Donald Trump Created the Best Golf Course in Ireland (Thanks to an Endangered Snail)
An endangered species saved what may have been an endangered par 72.
When one of Ireland’s top luxury golf resorts rolled off the green and into the red earlier this year, Donald Trump went and found a bargain. For $11 million (bankrolled by a further $36 million in investment), the most thoroughly gilded name in real estate bought himself one of the world’s most iconic golf courses. It was uncertain news for duffers—the hairpiece plays off four, but has a Floridian approach to course design—but there was a catch. The Donald didn’t just buy 18 premier holes and a shining estate, he purchased the last remaining redoubt of Vertigo Augustior.
Otherwise known as the Narrow-Mouthed Whorl Snail (well, it’s not really known at all), Augustior is a protected species in Ireland. Landing in the new-found homeland of the endangered creatures (all 60 million of them) looked like it a bad bounce for Trump.

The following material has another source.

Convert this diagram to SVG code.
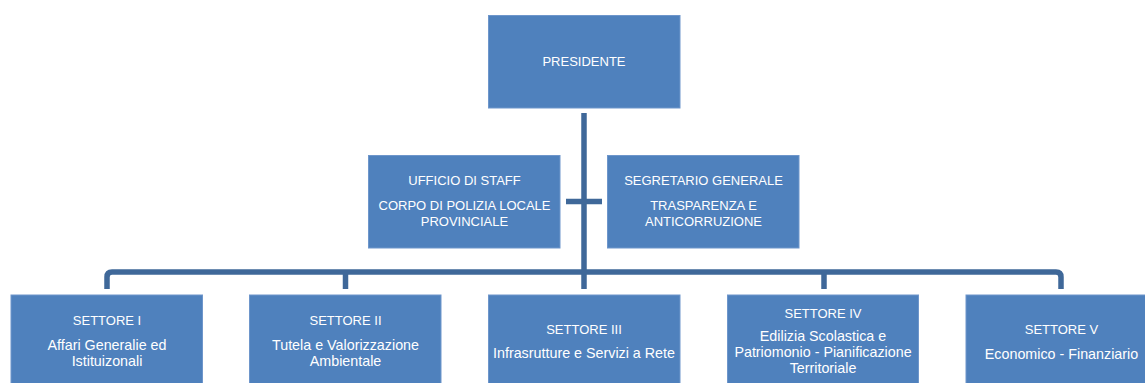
<svg xmlns="http://www.w3.org/2000/svg" width="1145" height="383" viewBox="0 0 1145 383">
<style>
.box{fill:#4F81BD;stroke:#6E96CB;stroke-width:1}
.t{font-family:"Liberation Sans",Arial,sans-serif;font-size:13px;fill:#FFFFFF;text-anchor:middle}
.l{font-size:14.3px}
.c{fill:none;stroke:#3F6899;stroke-width:5.5;stroke-linejoin:round}
</style>
<rect width="1145" height="383" fill="#FFFFFF"/>
<g id="connectors">
<path class="c" d="M584,113 V289"/>
<path class="c" d="M566,201.5 H602"/>
<path class="c" d="M107,289 V277 Q107,272 112,272 H1056 Q1061,272 1061,277 V289"/>
<path class="c" d="M345.5,272 V289"/>
<path class="c" d="M824,272 V289"/>
</g>
<g id="presidente">
<rect class="box" x="488.5" y="15.5" width="191.5" height="92.5"/>
<text class="t" x="584" y="66">PRESIDENTE</text>
</g>
<g id="ufficio-staff">
<rect class="box" x="368.5" y="155.5" width="191.5" height="92.5"/>
<text class="t" x="464.5" y="185">UFFICIO DI STAFF</text>
<text class="t" x="464.5" y="209.5">CORPO DI POLIZIA LOCALE</text>
<text class="t" x="464.5" y="225.5">PROVINCIALE</text>
</g>
<g id="segretario">
<rect class="box" x="607.5" y="155.5" width="191.5" height="92.5"/>
<text class="t" x="703.5" y="185">SEGRETARIO GENERALE</text>
<text class="t" x="703.5" y="209.5">TRASPARENZA E</text>
<text class="t" x="703.5" y="225.5">ANTICORRUZIONE</text>
</g>
<g id="settore-1">
<rect class="box" x="11" y="295" width="191.5" height="93"/>
<text class="t" x="107" y="325">SETTORE I</text>
<text class="t l" x="107" y="349.5">Affari Generalie ed</text>
<text class="t l" x="107" y="365.5">Istituizonali</text>
</g>
<g id="settore-2">
<rect class="box" x="249.5" y="295" width="191.5" height="93"/>
<text class="t" x="345.5" y="325">SETTORE II</text>
<text class="t l" x="345.5" y="349.5">Tutela e Valorizzazione</text>
<text class="t l" x="345.5" y="365.5">Ambientale</text>
</g>
<g id="settore-3">
<rect class="box" x="488.5" y="295" width="191.5" height="93"/>
<text class="t" x="584" y="333.5">SETTORE III</text>
<text class="t l" x="584" y="358">Infrasrutture e Servizi a Rete</text>
</g>
<g id="settore-4">
<rect class="box" x="727.5" y="295" width="191" height="93"/>
<text class="t" x="823" y="317.5">SETTORE IV</text>
<text class="t l" x="823" y="341">Edilizia Scolastica e</text>
<text class="t l" x="823" y="357">Patriomonio - Pianificazione</text>
<text class="t l" x="823" y="373">Territoriale</text>
</g>
<g id="settore-5">
<rect class="box" x="966" y="295" width="191.5" height="93"/>
<text class="t" x="1061.5" y="334">SETTORE V</text>
<text class="t l" x="1061.5" y="358.5">Economico - Finanziario</text>
</g>
</svg>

He had already been pouring millions of euros to reverse the course damage suffered from a ferocious cyclone last winter, and suddenly he looked like he was going to have to take a mulligan.
Trump’s development work was halted by Irish authorities; truckloads of rock armor hauled in to protect the site from coastal erosion were stalled and plans to expand the course into Augustior’s hallowed habitat were thwarted. While the hot money might have been on an environmental collision course, Trump reached an agreement to save the mollusk. All he had to was change his plans for the course. In so doing, he may have ultimately changed the history of Irish golf.

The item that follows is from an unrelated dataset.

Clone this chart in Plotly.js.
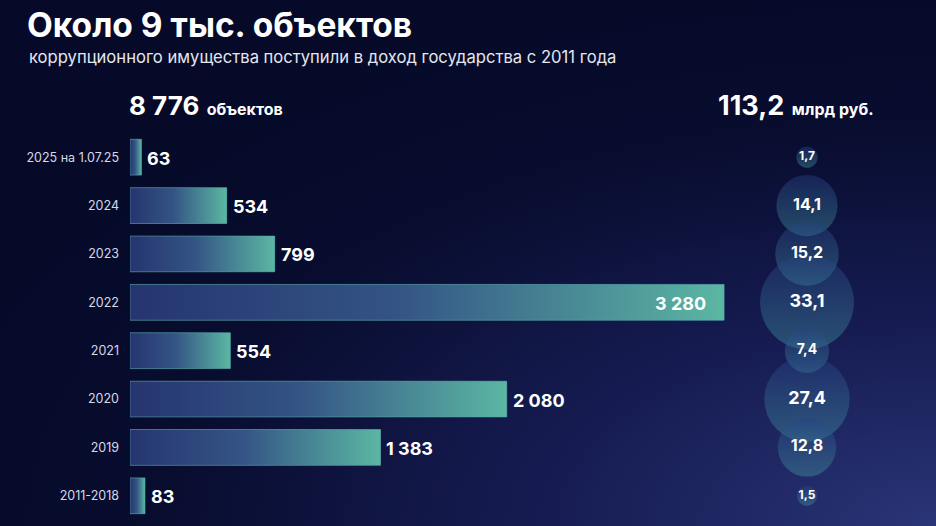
<!DOCTYPE html>
<html><head><meta charset="utf-8">
<script src="https://cdn.plot.ly/plotly-3.0.1.min.js"></script>
<style>
html,body{margin:0;padding:0;width:936px;height:526px;overflow:hidden;}
body{background: radial-gradient(ellipse 120% 110% at 100% 100%, #2a3577 0%, #161c52 35%, #080c2e 70%, #060a28 100%);}
#chart{width:936px;height:526px;}
</style></head><body><div id="chart"></div>
<script>
const categories = ['2025 на 1.07.25','2024','2023','2022','2021','2020','2019','2011-2018'];
const objects = [63,534,799,3280,554,2080,1383,83];
const billions = [1.7,14.1,15.2,33.1,7.4,27.4,12.8,1.5];
const titleText = 'Около 9 тыс. объектов';
const subtitleText = 'коррупционного имущества поступили в доход государства с 2011 года';
const objectsUnit = 'объектов';
const moneyUnit = 'млрд руб.';

const W = 936, H = 526;
const M = {l:130, r:0, t:133, b:6};
const PW = W - M.l - M.r, PH = H - M.t - M.b;
const px = x => (x - M.l) / PW;
const py = y => (H - M.b - y) / PH;

const fmtInt = v => String(v).replace(/\B(?=(\d{3})+(?!\d))/g, ' ');
const fmtDec = v => v.toFixed(1).replace('.', ',');
const idx = categories.map((c, i) => i);
const maxObj = Math.max(...objects);
const totalObj = objects.reduce((a, b) => a + b, 0);
const totalBn = billions.reduce((a, b) => a + b, 0);
const halfW = 0.37;
const FONT = 'Inter, "Noto Sans", sans-serif';

const traces = [];
traces.push({
  type: 'bar', orientation: 'h', x: objects, y: idx, width: 2 * halfW,
  marker: {color: '#3d6f90', line: {width: 0}}, hoverinfo: 'skip', showlegend: false
});
objects.forEach((v, i) => {
  traces.push({
    type: 'scatter', mode: 'lines', fill: 'toself',
    x: [0, v, v, 0, 0], y: [i - halfW, i - halfW, i + halfW, i + halfW, i - halfW],
    line: {color: 'rgba(90,170,170,0.55)', width: 1},
    fillgradient: {type: 'horizontal', colorscale: [[0, '#25356f'], [0.45, '#345485'], [1, '#5bb7a3']]},
    hoverinfo: 'skip', showlegend: false
  });
});
traces.push({
  type: 'scatter', mode: 'markers+text', xaxis: 'x2', yaxis: 'y', cliponaxis: false,
  x: billions.map(() => 0.5), y: idx,
  text: billions.map(fmtDec),
  textposition: 'middle center',
  textfont: {color: '#ffffff', family: FONT, weight: 'bold',
             size: billions.map(v => v >= 20 ? 18 : (v >= 10 ? 16 : (v >= 5 ? 14 : 12)))},
  marker: {
    size: billions, sizemode: 'area', sizeref: 2 / (16.3 * 16.3),
    color: 'rgba(38,62,132,0.6)',
    gradient: {type: 'vertical', color: 'rgba(66,150,158,0.62)'},
    line: {width: 0}
  },
  hoverinfo: 'skip', showlegend: false
});

const annotations = objects.map((v, i) => ({
  xref: 'x', yref: 'y', x: v, y: i, text: fmtInt(v), showarrow: false,
  xanchor: v === maxObj ? 'right' : 'left', xshift: v === maxObj ? -16 : 4, yshift: -1,
  font: {family: FONT, size: 18, color: '#ffffff', weight: 'bold'}
}));
annotations.push({
  xref: 'paper', yref: 'paper', x: px(27), y: py(57), xanchor: 'left', yanchor: 'middle',
  text: subtitleText, showarrow: false,
  font: {family: FONT, size: 16.6, color: '#e4e6ef'}
});
annotations.push({
  xref: 'paper', yref: 'paper', x: px(127), y: py(105), xanchor: 'left', yanchor: 'middle',
  text: '<b>' + fmtInt(totalObj) + '</b> <span style="font-size:16px"><b>' + objectsUnit + '</b></span>', showarrow: false,
  font: {family: FONT, size: 26, color: '#ffffff'}
});
annotations.push({
  xref: 'paper', yref: 'paper', x: px(876), y: py(105), xanchor: 'right', yanchor: 'middle',
  text: '<b>' + fmtDec(totalBn) + '</b> <span style="font-size:16px"><b>' + moneyUnit + '</b></span>', showarrow: false,
  font: {family: FONT, size: 27, color: '#ffffff'}
});

const layout = {
  width: W, height: H, margin: M,
  paper_bgcolor: 'rgba(0,0,0,0)', plot_bgcolor: 'rgba(0,0,0,0)',
  showlegend: false,
  title: {text: '<b>' + titleText + '</b>', x: 27 / W, xanchor: 'left', xref: 'container',
          y: 1 - 25 / H, yanchor: 'middle', yref: 'container',
          font: {family: FONT, size: 33.5, color: '#ffffff'}},
  xaxis: {range: [0, 4450], domain: [0, 1], visible: false, fixedrange: true},
  xaxis2: {range: [0, 1], domain: [px(762), px(852)], anchor: 'y', visible: false, fixedrange: true},
  yaxis: {range: [7.5, -0.5], tickvals: idx, ticktext: categories, showgrid: false, zeroline: false,
          showline: false, ticks: '', ticklabelstandoff: 10,
          tickfont: {family: FONT, size: 12.5, color: '#d6d9e6'}, fixedrange: true},
  annotations: annotations
};
Plotly.newPlot('chart', traces, layout, {displayModeBar: false, staticPlot: true});
</script></body></html>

Rather than pursuing a heftier reroute, Trump drafted acclaimed course architect Martin Hawtree to sensitively airbrush the terrain. The result is a championship (originally mastered by Greg Norman) commands epic panoramic views over the ocean, which mercilessly batters its greens. “It’s wild and woolly. A classic links course with a lot of soul—all created by the elements,” explains Brian Shaw the Head Golf Pro presiding over the par 72. “You really have to play with the land here and use it to your advantage. That means lots of ‘bump and run’ and a complete arsenal of shots to keep the ball down.”
It’s an awesomely raw affair. But the lack of tree shelter and man-made water features doesn’t mean the course comes without its own natural hazards. Due to the undulating nature of the terrain, which dips and dives between swallowing sand bunkers and plunging cliff faces, self-drive golf buggies have been 86ed at the resort, all for the greater good, according to Shaw. “We’ve had a couple of incidents here…so we prefer folks not to drive out there alone.” Perhaps when on a Trump course, it’s only fitting that guests are caddy-chauffeured.
Back toward the 19th, Trump’s luxury home range itself is just as arresting. A gear-shifting driveway sweeps along fairways and thatched cottages before eventually weaving its windswept path toward the estate’s baronial manor, classically pimped with a fleet of private Mercs. Built in 2002 to retro-capture the grandeur of a historic Irish homestead, the hotel’s resulting vibe falls somewhere between the pomp of Downton Abbey and the plush five-star cushiness of a Nantucket country club. That’s not to say there’s a shortage of high-end Irish trademarks; wilderness massages in the hotel spa, sea-kayaking trips to the local village, reserve Irish whiskeys in the clubhouse bar. But most people tarry to this edge of Europe, for one reason and one reason alone: swinging and sinking.